Ach! Vae mihi! I was commissioned to construct a paper model of G. gallus catalase last year q3 and forgot about working on it until now! It is time to launch the almighty UGene with the alignment between the PDB of the cow catalase and the sequence (i.e. non-graphical) of the chicken catalase.
A brief look at the PDB entries reveals that the vertebrate with the most entries is the cow, B. taurus. There are some human models as well, but the ones available are erythrocyte catalase while the cow models are liver catalases, just like the ones used during the first laboratory assignment in AP Biology.
[If only Chimera was a bit more stable and had a better alignment interface. Ah well, UGene has a perfectly good one. Also, keep in mind the fact that I am using only B. taurus and G. gallus and H. sapiens sequences when I say anything is conserved.]
The initial 41 or so residues seem a bit less conserved. 1TGU reflects this with a somewhat chaotic arrangement with an unusual amount of coil. This is just sequence A, so it may be incorrect. Enabling sequence D and taking a cursory look at only the ribbons (without atoms), reveals that the initial helix is probably necessary for proper assembly of the enzyme. The loosest interval at the moment (to be verified against conservation later) seems to be (16,22), although 16 and 17 would have to have fairly high helix propensities. What I previously thought was a practically non-essential coil seems to be the place where chain C binds to chain A, and hydrogen bond inference indicated that the two chains were bound relatively tightly through the interval (24,38). Perhaps, this simply indicates that the choice of amino acids for this component is less strict and easily adaptable. I doubt the heme-binding sites will be as loose.
Next, I compare the results to the alignments. I thought I must have deleted something, because the initial alanine in the PDB as seen in Chimera sequence viewer was absent. It probably matters less, because the residue itself is not visible. In any case, the crazy mix of colors that provided the bases [sic, pun not intended] for the conjecture above stops as early as about 21 (by now shifted to match the Chimera sequence numerically). In addition, the relatively conserved initial sequence seems to terminate at 14, which is quite close to 16 and probably explains the necessity of that particular sequence. For this purpose, similar amino acids were also considered, i.e. d-e, n-q, g-a, and the others. I see few differences until 40, in which there is serine (hydrophilic) in B. taurus but isoleucine and valine in the chicken and human catalases respectively. I will note this oddity when I reach the 156th residue. Perhaps, the serine is only a, “spacer,” of sorts.

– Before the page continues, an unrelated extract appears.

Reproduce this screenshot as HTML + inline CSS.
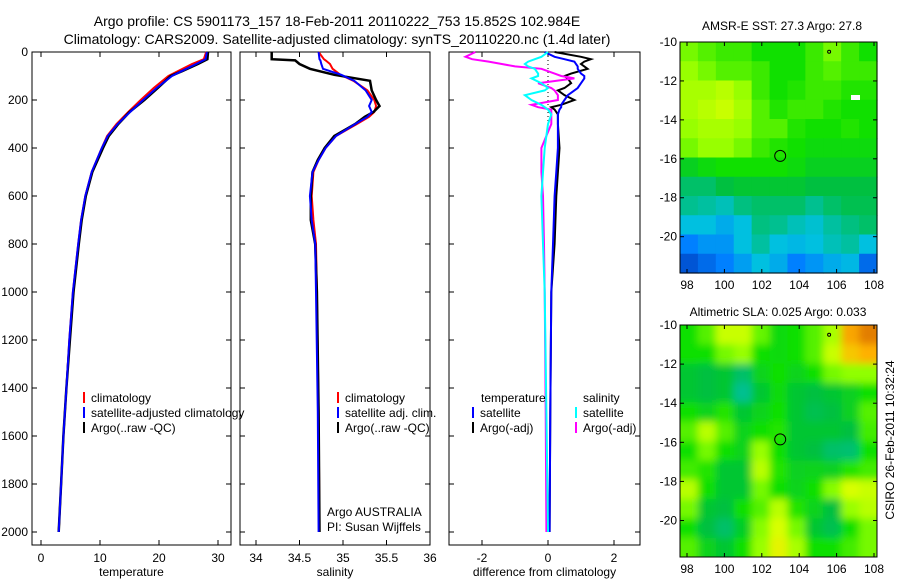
<!DOCTYPE html>
<html><head><meta charset="utf-8"><style>
body{margin:0;background:#fff}
svg{display:block;font-family:"Liberation Sans",sans-serif}
</style></head><body>
<svg id="c" width="900" height="580" xmlns="http://www.w3.org/2000/svg">
<text x="337" y="26" font-size="14" text-anchor="middle">Argo profile: CS 5901173_157 18-Feb-2011 20110222_753 15.852S 102.984E</text>
<text x="337" y="44" font-size="14" text-anchor="middle">Climatology: CARS2009. Satellite-adjusted climatology: synTS_20110220.nc (1.4d later)</text>
<text x="782" y="30" font-size="12" text-anchor="middle">AMSR-E SST: 27.3 Argo: 27.8</text>
<text x="778" y="316" font-size="12" text-anchor="middle">Altimetric SLA: 0.025 Argo: 0.033</text>
<text transform="translate(894,440) rotate(-90)" font-size="12" text-anchor="middle">CSIRO 26-Feb-2011 10:32:24</text>
<defs><filter id="bl"><feGaussianBlur stdDeviation="4"/></filter>
<clipPath id="cp2"><rect x="680" y="325" width="197" height="232"/></clipPath></defs>
</svg>
<script>
// ---- data ----
const depths=[0,30,50,80,100,150,200,250,300,350,400,500,600,700,800,1000,1200,1400,1600,1800,2000];
const tempClim=[28.0,27.6,25.6,23.2,21.6,19.1,16.9,14.8,12.8,11.2,10.3,8.6,7.5,6.8,6.3,5.4,4.8,4.3,3.8,3.4,3.0];
const tempSat=[28.1,27.9,26.3,23.8,22.2,19.6,17.3,15.1,13.0,11.3,10.3,8.6,7.5,6.8,6.3,5.4,4.8,4.3,3.8,3.4,3.0];
const tempArgo=[28.3,28.2,26.6,23.9,22.0,19.8,17.5,15.0,13.1,11.5,10.5,8.7,7.6,6.9,6.4,5.5,4.9,4.3,3.8,3.4,3.0];
const salDepths=[0,30,35,50,70,95,120,160,200,225,250,270,300,350,400,450,500,600,700,800,1000,1500,2000];
const salClim=[34.72,34.78,34.8,34.85,34.88,34.97,35.12,35.28,35.36,35.38,35.36,35.3,35.16,34.92,34.8,34.72,34.66,34.64,34.66,34.69,34.7,34.72,34.73];
const salSat=[34.72,34.73,34.74,34.75,34.77,34.98,35.13,35.26,35.33,35.3,35.33,35.28,35.14,34.92,34.8,34.72,34.65,34.62,34.64,34.68,34.69,34.71,34.72];
const salArgo=[34.18,34.18,34.45,34.5,34.62,34.9,35.31,35.33,35.38,35.42,35.35,35.25,35.14,34.9,34.79,34.71,34.65,34.63,34.63,34.68,34.7,34.72,34.73];
const diffDepths=[0,20,30,40,50,60,70,90,100,110,130,150,160,180,200,220,230,240,260,300,400,500,600,800,1000,1500,2000];
const dTempSat=[-0.1,0.2,0.5,0.8,0.85,0.9,0.9,1.0,1.1,1.1,1.0,0.9,0.8,0.6,0.5,0.4,0.4,0.35,0.3,0.3,0.3,0.25,0.2,0.15,0.1,0.07,0.05];
const dTempArgo=[0.2,1.0,1.3,1.1,1.0,1.1,1.2,0.7,0.5,0.6,0.7,0.5,0.3,0.5,0.8,0.4,0.1,0.2,0.3,0.3,0.35,0.3,0.25,0.2,0.1,0.07,0.05];
const dSalSat=[0.0,-0.2,-0.4,-0.6,-0.7,-0.6,-0.4,-0.3,-0.3,-0.5,-0.2,0.0,-0.1,-0.7,-0.5,-0.2,-0.1,0.0,0.1,0.0,-0.1,-0.15,-0.2,-0.15,-0.1,-0.05,0.0];
const dSalArgo=[-2.2,-2.5,-2.3,-1.8,-1.4,-1.0,-0.2,0.2,0.4,0.8,-0.3,0.1,0.2,0.3,0.3,-0.5,-0.3,0.1,0.1,0.1,-0.2,-0.2,-0.15,-0.12,-0.1,-0.07,-0.05];
const depthTicks=[0,200,400,600,800,1000,1200,1400,1600,1800,2000];
const tempTicks=[0,10,20,30];
const salTicks=[34,34.5,35,35.5,36];
const diffTicks=[-2,0,2];
const lonTicks=[98,100,102,104,106,108];
const latTicks=[-10,-12,-14,-16,-18,-20];
const sstGrid=[
[.72,.68,.65,.65,.6,.6,.6,.65,.72,.65,.6],
[.76,.72,.68,.68,.65,.6,.6,.65,.68,.65,.65],
[.78,.78,.8,.76,.65,.6,.62,.65,.65,.62,.62],
[.78,.8,.82,.78,.68,.62,.65,.65,.62,.6,.6],
[.76,.78,.78,.76,.68,.68,.62,.6,.6,.62,.6],
[.72,.76,.76,.72,.65,.62,.6,.58,.58,.58,.58],
[.55,.58,.6,.6,.6,.6,.58,.55,.55,.55,.55],
[.45,.45,.5,.52,.52,.52,.52,.5,.5,.5,.5],
[.4,.38,.35,.42,.45,.45,.45,.4,.45,.48,.48],
[.3,.3,.25,.3,.42,.4,.35,.32,.38,.42,.45],
[.15,.2,.2,.3,.38,.3,.28,.3,.35,.38,.3],
[.05,.1,.15,.22,.3,.25,.15,.2,.25,.28,.1]];
const slaGrid=[
[.6,.68,.82,.82,.7,.58,.6,.68,.78,.93,.97],
[.6,.6,.72,.76,.6,.58,.6,.68,.82,.9,.92],
[.52,.5,.52,.45,.56,.6,.56,.6,.72,.75,.75],
[.52,.5,.52,.4,.52,.58,.52,.5,.52,.55,.6],
[.6,.56,.62,.52,.56,.6,.52,.48,.5,.55,.68],
[.68,.8,.68,.56,.6,.62,.52,.52,.52,.5,.66],
[.6,.72,.6,.56,.76,.6,.52,.5,.45,.44,.6],
[.66,.62,.52,.52,.8,.62,.55,.56,.55,.62,.66],
[.8,.6,.52,.52,.72,.6,.56,.6,.74,.84,.82],
[.72,.52,.5,.6,.68,.8,.62,.56,.5,.76,.8],
[.6,.5,.45,.54,.74,.84,.72,.52,.48,.6,.72],
[.68,.56,.52,.6,.76,.86,.78,.6,.6,.66,.72]];
const argoLon=102.984, argoLat=-15.852;

// ---- helpers ----
const svg=document.getElementById('c');const NS='http://www.w3.org/2000/svg';
function mk(t,a,p){const e=document.createElementNS(NS,t);for(const k in a)e.setAttribute(k,a[k]);(p||svg).appendChild(e);return e;}
const Y0=52,Y1=545,yD=d=>Y0+d*0.24;
function lin(d0,d1,r0,r1){return v=>r0+(v-d0)*(r1-r0)/(d1-d0);}
const panels=[
 {x0:32,x1:231,sx:lin(0,30,41,218),ticks:tempTicks,label:'temperature',name:'temperature'},
 {x0:240,x1:430,sx:lin(34,36,256,430),ticks:salTicks,label:'salinity',name:'salinity'},
 {x0:449,x1:640,sx:lin(-2,2,482,614),ticks:diffTicks,label:'difference from climatology',name:'difference'}];
function line(xs,ds,sx,col,name,w){
 const p=mk('polyline',{points:xs.map((v,i)=>sx(v).toFixed(1)+','+yD(ds[i]).toFixed(1)).join(' '),fill:'none',stroke:col,'stroke-width':w||2});
 
 
}
panels.forEach((P,pi)=>{
 const g=mk('rect',{x:P.x0,y:Y0,width:P.x1-P.x0,height:Y1-Y0,fill:'none',stroke:'#000'});
 
 
 depthTicks.forEach(d=>{const y=yD(d);
  mk('line',{x1:P.x0,x2:P.x0+5,y1:y,y2:y,stroke:'#000'});mk('line',{x1:P.x1,x2:P.x1-5,y1:y,y2:y,stroke:'#000'});
  if(pi==0){const t=mk('text',{x:28,y:y+4,'font-size':12,'text-anchor':'end'});t.textContent=d;
   
   }
 });
 P.ticks.forEach(v=>{const x=P.sx(v);
  mk('line',{x1:x,x2:x,y1:Y1,y2:Y1-5,stroke:'#000'});mk('line',{x1:x,x2:x,y1:Y0,y2:Y0+5,stroke:'#000'});
  const t=mk('text',{x:x,y:562,'font-size':12,'text-anchor':'middle'});t.textContent=v;
  
  
 });
 const l=mk('text',{x:(P.x0+P.x1)/2,y:576,'font-size':12,'text-anchor':'middle'});l.textContent=P.label;
 
 
});
const [T,S,D]=panels;
line(tempClim,depths,T.sx,'#f00','temp-climatology-line');
line(tempArgo,depths,T.sx,'#000','temp-argo-line',2.5);
line(tempSat,depths,T.sx,'#00f','temp-satellite-line');
line(salClim,salDepths,S.sx,'#f00','sal-climatology-line');
line(salArgo,salDepths,S.sx,'#000','sal-argo-line',2.5);
line(salSat,salDepths,S.sx,'#00f','sal-satellite-line');
mk('line',{x1:D.sx(0),x2:D.sx(0),y1:Y0,y2:yD(300),stroke:'#000','stroke-dasharray':'1,3'});
line(dTempArgo,diffDepths,D.sx,'#000','diff-temp-argo-line');
line(dTempSat,diffDepths,D.sx,'#00f','diff-temp-satellite-line');
line(dSalArgo,diffDepths,D.sx,'#f0f','diff-sal-argo-line');
line(dSalSat,diffDepths,D.sx,'#0ff','diff-sal-satellite-line');
function legend(x,y,col,txt,name){
 mk('line',{x1:x,x2:x,y1:y-10,y2:y+1,stroke:col,'stroke-width':2});
 const t=mk('text',{x:x+7,y:y,'font-size':12});t.textContent=txt;
 
 
}
legend(84,402,'#f00','climatology','legend-climatology');
legend(84,417,'#00f','satellite-adjusted climatology','legend-satellite-adjusted');
legend(84,432,'#000','Argo(..raw -QC)','legend-argo');
legend(338,402,'#f00','climatology','legend-sal-climatology');
legend(338,417,'#00f','satellite adj. clim.','legend-sal-satellite');
legend(338,432,'#000','Argo(..raw -QC)','legend-sal-argo');
{const t=mk('text',{x:481,y:402,'font-size':12});t.textContent='temperature';


const u=mk('text',{x:583,y:402,'font-size':12});u.textContent='salinity';

}
legend(473,417,'#00f','satellite','legend-diff-temp-satellite');
legend(473,432,'#000','Argo(-adj)','legend-diff-temp-argo');
legend(576,417,'#0ff','satellite','legend-diff-sal-satellite');
legend(576,432,'#f0f','Argo(-adj)','legend-diff-sal-argo');
{const a=mk('text',{x:327,y:516,'font-size':12});a.textContent='Argo AUSTRALIA';


const b=mk('text',{x:327,y:531,'font-size':12});b.textContent='PI: Susan Wijffels';

}

// ---- maps ----
const stops=[[0,[0,64,192]],[.15,[0,128,255]],[.3,[0,192,224]],[.4,[0,192,144]],[.5,[0,192,64]],[.6,[16,224,0]],[.75,[144,255,0]],[.85,[224,255,0]],[.92,[255,176,0]],[1,[208,96,0]]];
function cmap(v){for(let i=1;i<stops.length;i++){if(v<=stops[i][0]){const [a,ca]=stops[i-1],[b,cb]=stops[i];const f=(v-a)/(b-a);
 return 'rgb('+ca.map((c,k)=>Math.round(c+(cb[k]-c)*f)).join(',')+')';}}return 'rgb(208,96,0)';}
function map(M,grid,blur,name){
 const sx=lin(98,108,687,874),sy=lin(-10,-20,M.y0,M.y0+(M.y1-M.y0)*193/229);
 const g=mk('g',blur?{'clip-path':'url(#cp2)'}:{});
 
 
 const inner=blur?mk('g',{filter:'url(#bl)'},g):g;
 const nr=grid.length,nc=grid[0].length,cw=(M.x1-M.x0)/nc,ch=(M.y1-M.y0)/nr;
 if(blur)mk('rect',{x:M.x0-20,y:M.y0-20,width:M.x1-M.x0+40,height:M.y1-M.y0+40,fill:cmap(.58)},inner);
 grid.forEach((r,i)=>r.forEach((v,j)=>{
  const c=mk('rect',{x:M.x0+j*cw-(blur&&j==0?20:0),y:M.y0+i*ch-(blur&&i==0?20:0),width:cw+0.6+(blur&&(j==0||j==nc-1)?20:0),height:ch+0.6+(blur&&(i==0||i==nr-1)?20:0),fill:cmap(v)},inner);
  
  
 }));
 const f=mk('rect',{x:M.x0,y:M.y0,width:M.x1-M.x0,height:M.y1-M.y0,fill:'none',stroke:'#000'});
 
 
 lonTicks.forEach(v=>{const x=sx(v);mk('line',{x1:x,x2:x,y1:M.y1,y2:M.y1-4,stroke:'#000'});mk('line',{x1:x,x2:x,y1:M.y0,y2:M.y0+4,stroke:'#000'});
  const t=mk('text',{x:x,y:M.y1+16,'font-size':12,'text-anchor':'middle'});t.textContent=v;
  
  });
 latTicks.forEach(v=>{const y=sy(v);mk('line',{x1:M.x0,x2:M.x0+4,y1:y,y2:y,stroke:'#000'});mk('line',{x1:M.x1,x2:M.x1-4,y1:y,y2:y,stroke:'#000'});
  const t=mk('text',{x:M.x0-3,y:y+4,'font-size':12,'text-anchor':'end'});t.textContent=v;
  
  });
 const o=mk('circle',{cx:sx(argoLon),cy:sy(argoLat),r:5.5,fill:'none',stroke:'#000'});
 
 
 mk('circle',{cx:sx(105.6),cy:sy(-10.5),r:1.5,fill:'none',stroke:'#000'});
}
map({x0:680,x1:877,y0:42,y1:273},sstGrid,false,'sst-map');
mk('rect',{x:851,y:95,width:9,height:5,fill:'#fff'});
map({x0:680,x1:877,y0:325,y1:557},slaGrid,true,'sla-map');
</script>
</body></html>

Euh, 156 is aspartate in the chicken, cow, and human sequences. This will be a good excuse to take a break from dull, “high,” school for a nice 0240 of Berg, Tymoczko, and Stryer.
The next major difference seems to occur at 290, with isoleucine, arginine, and threonine for the cow, chicken, and human sequences respectively. Most coincidentally, it is on the outer surface of the protein and selecting everything within a nanometer yields only the sequences from and to the rest of the protein. In this case anything without too much reactivity should work. Replacing this residue with histidine would make an interesting study.
The next irregularity is the presence of an extra sequence TK prior to the TK found in the mammals of the group, yielding a sequence of TKTK on the interval (299,302) relative to the corrected G. gallus sequence. Mammalian TK is located next to the barrel. I will have to make sure this is not a human or computer error later. Burying a duplicate inside an already-tight location seems more than a little harmful.
Following that, there is a rather sudden appearance of less conserved residues (411,426). It seems to be another one of the surface regions because showing within a radius of 2 nm still provides the sequence clear access to the surface. My random conjecture is that it forms a hinge of some kind, but it is probably wrong because of its placement.
With that, the initial examination of catalase is finished. Tomorrow (or rather, later today), I will be preparing a general view of the critical components and focus on the most conserved intervals, because those are the most likely, “moving parts.”
Many thanks to another member (A real-life doctor with similar interests and models of proteins!) who revived my interest in this specific component of biochemistry. Sic tyrannidem nvmerorvm terminatvr.